--- Dataset excerpt ---

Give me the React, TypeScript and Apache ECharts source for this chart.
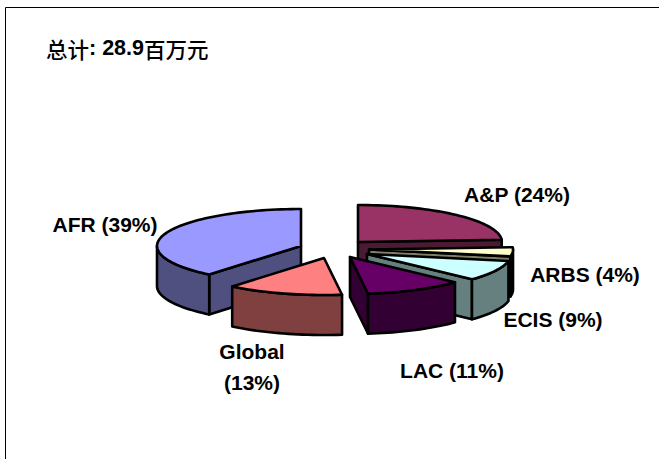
import React, { useEffect, useRef } from "react";
import * as echarts from "echarts";

// Clockwise from twelve o'clock
const categories = ["A&P", "ARBS", "ECIS", "LAC", "Global", "AFR"];
const shares = [24, 4, 9, 11, 13, 39];
const totalLabel = "28.9";

// Styling / layout, kept apart from the values
const topColors = ["#993366", "#FFFFCC", "#CCFFFF", "#660066", "#FF8080", "#9999FF"];
const sideColors = ["#4D1A33", "#808066", "#668080", "#330033", "#804040", "#4F4F80"];
const apexes: [number, number][] = [[358, 242], [369, 249.5], [367, 254], [350, 257], [324, 258], [301, 246]];
const paintOrder = [0, 1, 2, 3, 5, 4];
const labelAnchors: [number, number][] = [[517, 194], [585, 274], [553, 319], [452, 370], [252, 367], [105, 224]];
const RX = 144;
const RY = 37;
const DEPTH = 40;
const STROKE = 2.6;
const FONT = "'Liberation Sans', Arial, sans-serif";
const CJK = "'Noto Sans CJK SC', sans-serif";

const totalShare = shares.reduce((a, b) => a + b, 0);

function sliceAngles(i: number): [number, number] {
  const before = shares.slice(0, i).reduce((a, b) => a + b, 0);
  return [(before / totalShare) * 360, ((before + shares[i]) / totalShare) * 360];
}

function renderSlice(_params: any, api: any) {
  const i = api.value(0) as number;
  const [start, end] = sliceAngles(i);
  const [ax, ay] = apexes[i];
  const at = (deg: number, drop = 0): [number, number] => {
    const r = (deg * Math.PI) / 180;
    return [ax + RX * Math.sin(r), ay - RY * Math.cos(r) + drop];
  };
  const arc = (a: number, b: number, drop = 0) => {
    const n = Math.max(2, Math.ceil(Math.abs(b - a) / 2));
    const pts: [number, number][] = [];
    for (let k = 0; k <= n; k++) pts.push(at(a + ((b - a) * k) / n, drop));
    return pts;
  };
  const sideStyle = { fill: sideColors[i], stroke: "#000", lineWidth: STROKE, lineJoin: "round" };
  const children: any[] = [];
  const radialWall = (deg: number) => {
    const rim = at(deg);
    children.push({
      type: "polygon",
      shape: { points: [[ax, ay], rim, [rim[0], rim[1] + DEPTH], [ax, ay + DEPTH]] },
      style: sideStyle,
    });
  };
  if (Math.sin((start * Math.PI) / 180) < -1e-6) radialWall(start);
  if (Math.sin((end * Math.PI) / 180) > 1e-6) radialWall(end);
  const frontA = Math.max(start, 90);
  const frontB = Math.min(end, 270);
  if (frontB > frontA) {
    children.push({
      type: "polygon",
      shape: { points: [...arc(frontA, frontB), ...arc(frontB, frontA, DEPTH)] },
      style: sideStyle,
    });
  }
  children.push({
    type: "polygon",
    shape: { points: [[ax, ay], ...arc(start, end)] },
    style: { fill: topColors[i], stroke: "#000", lineWidth: STROKE, lineJoin: "round" },
  });
  return { type: "group", children };
}

export default function App() {
  const ref = useRef<HTMLDivElement>(null);
  useEffect(() => {
    document.body.style.margin = "0";
    const chart = echarts.init(ref.current!, null, { renderer: "svg" });
    const labelText = (i: number) =>
      categories[i] === "Global"
        ? `${categories[i]}\n(${shares[i]}%)`
        : `${categories[i]} (${shares[i]}%)`;
    chart.setOption({
      animation: false,
      backgroundColor: "#fff",
      graphic: [
        { type: "line", shape: { x1: 5.5, y1: 7.5, x2: 659, y2: 7.5 }, style: { stroke: "#000", lineWidth: 1 }, silent: true },
        { type: "line", shape: { x1: 5.5, y1: 7.5, x2: 5.5, y2: 459 }, style: { stroke: "#000", lineWidth: 1 }, silent: true },
        {
          type: "text",
          x: 46,
          y: 48,
          style: {
            text: `{c|总计}{b|: ${totalLabel}}{c|百万元}`,
            verticalAlign: "middle",
            rich: {
              b: { font: `bold 21.5px ${FONT}`, fill: "#000" },
              c: { font: `500 21.5px ${CJK}`, fill: "#000" },
            },
          },
        },
        ...categories.map((_, i) => ({
          type: "text",
          x: labelAnchors[i][0],
          y: labelAnchors[i][1],
          style: {
            text: labelText(i),
            font: `bold 21px ${FONT}`,
            lineHeight: 31,
            fill: "#000",
            align: "center",
            verticalAlign: "middle",
          },
        })),
      ],
      series: [
        {
          type: "custom",
          coordinateSystem: "none",
          silent: true,
          renderItem: renderSlice,
          data: paintOrder.map((i) => [i, shares[i]]),
        },
      ],
    });
    return () => chart.dispose();
  }, []);
  return <div ref={ref} style={{ position: "fixed", left: 0, top: 0, width: 659, height: 459 }} />;
}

---

Quote in full the listing given above; the images are to be left out.

• **Solution below**
Give me the React, TypeScript and Apache ECharts source for this chart.
import React, { useEffect, useRef } from "react";
import * as echarts from "echarts";

// Clockwise from twelve o'clock
const categories = ["A&P", "ARBS", "ECIS", "LAC", "Global", "AFR"];
const shares = [24, 4, 9, 11, 13, 39];
const totalLabel = "28.9";

// Styling / layout, kept apart from the values
const topColors = ["#993366", "#FFFFCC", "#CCFFFF", "#660066", "#FF8080", "#9999FF"];
const sideColors = ["#4D1A33", "#808066", "#668080", "#330033", "#804040", "#4F4F80"];
const apexes: [number, number][] = [[358, 242], [369, 249.5], [367, 254], [350, 257], [324, 258], [301, 246]];
const paintOrder = [0, 1, 2, 3, 5, 4];
const labelAnchors: [number, number][] = [[517, 194], [585, 274], [553, 319], [452, 370], [252, 367], [105, 224]];
const RX = 144;
const RY = 37;
const DEPTH = 40;
const STROKE = 2.6;
const FONT = "'Liberation Sans', Arial, sans-serif";
const CJK = "'Noto Sans CJK SC', sans-serif";

const totalShare = shares.reduce((a, b) => a + b, 0);

function sliceAngles(i: number): [number, number] {
  const before = shares.slice(0, i).reduce((a, b) => a + b, 0);
  return [(before / totalShare) * 360, ((before + shares[i]) / totalShare) * 360];
}

function renderSlice(_params: any, api: any) {
  const i = api.value(0) as number;
  const [start, end] = sliceAngles(i);
  const [ax, ay] = apexes[i];
  const at = (deg: number, drop = 0): [number, number] => {
    const r = (deg * Math.PI) / 180;
    return [ax + RX * Math.sin(r), ay - RY * Math.cos(r) + drop];
  };
  const arc = (a: number, b: number, drop = 0) => {
    const n = Math.max(2, Math.ceil(Math.abs(b - a) / 2));
    const pts: [number, number][] = [];
    for (let k = 0; k <= n; k++) pts.push(at(a + ((b - a) * k) / n, drop));
    return pts;
  };
  const sideStyle = { fill: sideColors[i], stroke: "#000", lineWidth: STROKE, lineJoin: "round" };
  const children: any[] = [];
  const radialWall = (deg: number) => {
    const rim = at(deg);
    children.push({
      type: "polygon",
      shape: { points: [[ax, ay], rim, [rim[0], rim[1] + DEPTH], [ax, ay + DEPTH]] },
      style: sideStyle,
    });
  };
  if (Math.sin((start * Math.PI) / 180) < -1e-6) radialWall(start);
  if (Math.sin((end * Math.PI) / 180) > 1e-6) radialWall(end);
  const frontA = Math.max(start, 90);
  const frontB = Math.min(end, 270);
  if (frontB > frontA) {
    children.push({
      type: "polygon",
      shape: { points: [...arc(frontA, frontB), ...arc(frontB, frontA, DEPTH)] },
      style: sideStyle,
    });
  }
  children.push({
    type: "polygon",
    shape: { points: [[ax, ay], ...arc(start, end)] },
    style: { fill: topColors[i], stroke: "#000", lineWidth: STROKE, lineJoin: "round" },
  });
  return { type: "group", children };
}

export default function App() {
  const ref = useRef<HTMLDivElement>(null);
  useEffect(() => {
    document.body.style.margin = "0";
    const chart = echarts.init(ref.current!, null, { renderer: "svg" });
    const labelText = (i: number) =>
      categories[i] === "Global"
        ? `${categories[i]}\n(${shares[i]}%)`
        : `${categories[i]} (${shares[i]}%)`;
    chart.setOption({
      animation: false,
      backgroundColor: "#fff",
      graphic: [
        { type: "line", shape: { x1: 5.5, y1: 7.5, x2: 659, y2: 7.5 }, style: { stroke: "#000", lineWidth: 1 }, silent: true },
        { type: "line", shape: { x1: 5.5, y1: 7.5, x2: 5.5, y2: 459 }, style: { stroke: "#000", lineWidth: 1 }, silent: true },
        {
          type: "text",
          x: 46,
          y: 48,
          style: {
            text: `{c|总计}{b|: ${totalLabel}}{c|百万元}`,
            verticalAlign: "middle",
            rich: {
              b: { font: `bold 21.5px ${FONT}`, fill: "#000" },
              c: { font: `500 21.5px ${CJK}`, fill: "#000" },
            },
          },
        },
        ...categories.map((_, i) => ({
          type: "text",
          x: labelAnchors[i][0],
          y: labelAnchors[i][1],
          style: {
            text: labelText(i),
            font: `bold 21px ${FONT}`,
            lineHeight: 31,
            fill: "#000",
            align: "center",
            verticalAlign: "middle",
          },
        })),
      ],
      series: [
        {
          type: "custom",
          coordinateSystem: "none",
          silent: true,
          renderItem: renderSlice,
          data: paintOrder.map((i) => [i, shares[i]]),
        },
      ],
    });
    return () => chart.dispose();
  }, []);
  return <div ref={ref} style={{ position: "fixed", left: 0, top: 0, width: 659, height: 459 }} />;
}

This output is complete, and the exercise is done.